Assets Requiring Beneficiary Designations

Many financial accounts and policies allow or require specific beneficiary designations to ensure direct transfer of assets outside of probate. Retirement accounts, such as 401(k)s, Traditional IRAs, Roth IRAs, 403(b)s, SEP IRAs, and SIMPLE IRAs, are examples where a beneficiary form dictates who inherits funds. Without a valid designation, these assets may become part of your probate estate, leading to delays and potential tax complications.

Life insurance policies are designed to pay a death benefit directly to named beneficiaries upon the policyholder’s passing. Proceeds from these policies typically bypass probate entirely, providing a prompt financial resource for your loved ones. It is important to keep these designations current.
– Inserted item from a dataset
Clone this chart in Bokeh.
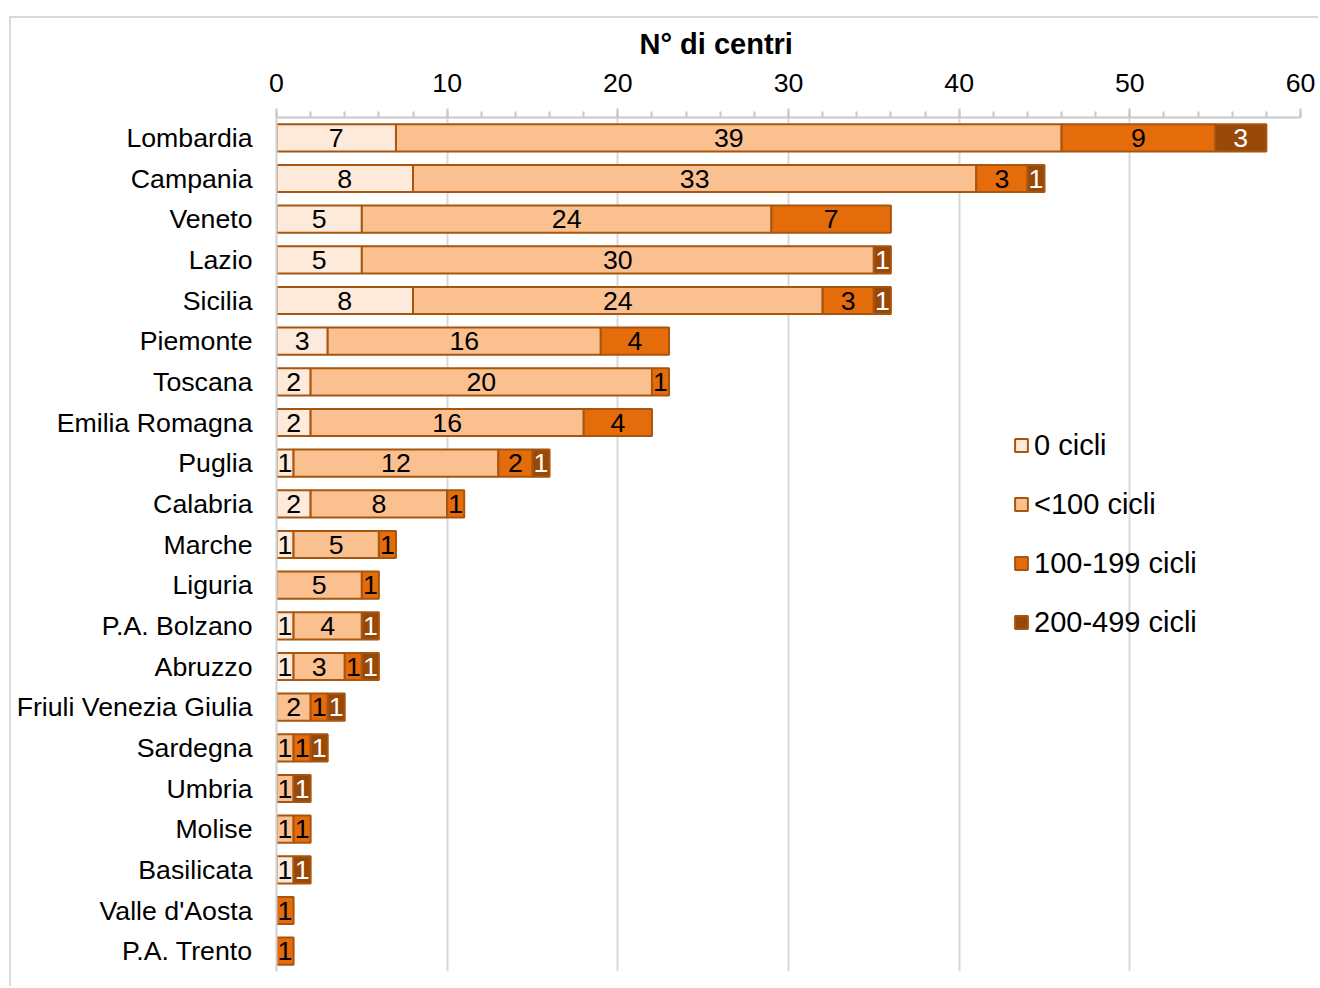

Annuities, contracts between an individual and an insurance company, feature beneficiary provisions. Upon the annuitant’s death, any remaining value or payouts are distributed to designated beneficiaries, following the contract terms.

Brokerage accounts, which hold investments like stocks, bonds, and mutual funds, can be set up with Transfer-on-Death (TOD) designations. A TOD designation allows the account’s contents to pass directly to named beneficiaries without going through probate.

Bank accounts, including checking and savings accounts, can utilize Payable-on-Death (POD) designations. A POD designation allows funds in the account to be directly paid to named beneficiaries upon the account holder’s death, transferring liquid assets outside of the probate system.

Designating and Reviewing Beneficiaries

Designating beneficiaries begins with gathering necessary information for each individual or entity you intend to name. This typically includes their full legal name, date of birth, Social Security Number or Taxpayer Identification Number, current address, and their relationship to you.

To initiate a beneficiary designation, access the specific forms or online portals provided by each financial institution. This often involves contacting the institution directly, logging into your online account, or navigating to the beneficiary section of their website. Each institution has its own procedures for managing these designations.

Once you have the appropriate forms or online interface, carefully complete all required fields using the information you gathered. Accuracy is important to avoid complications. Double-check all names, dates, and percentages to ensure they reflect your intentions.

After completing the designation, follow the institution’s specific instructions for submission. This might involve submitting the form online, mailing a physical copy, or delivering it in person. Retain a copy of the completed designation for your records and confirm that the changes have been processed.

Regularly reviewing and updating your beneficiary designations is an ongoing responsibility. Major life events, such as marriage, divorce, the birth of a child, or the death of a previously named beneficiary, necessitate a review. Changes in your financial circumstances or wishes also warrant a re-evaluation of who you have named.

To update a designation, you will typically follow a similar process as the initial designation, requiring new forms or online submissions. Managing these designations ensures your assets are aligned with your current wishes and provides financial security for your intended beneficiaries.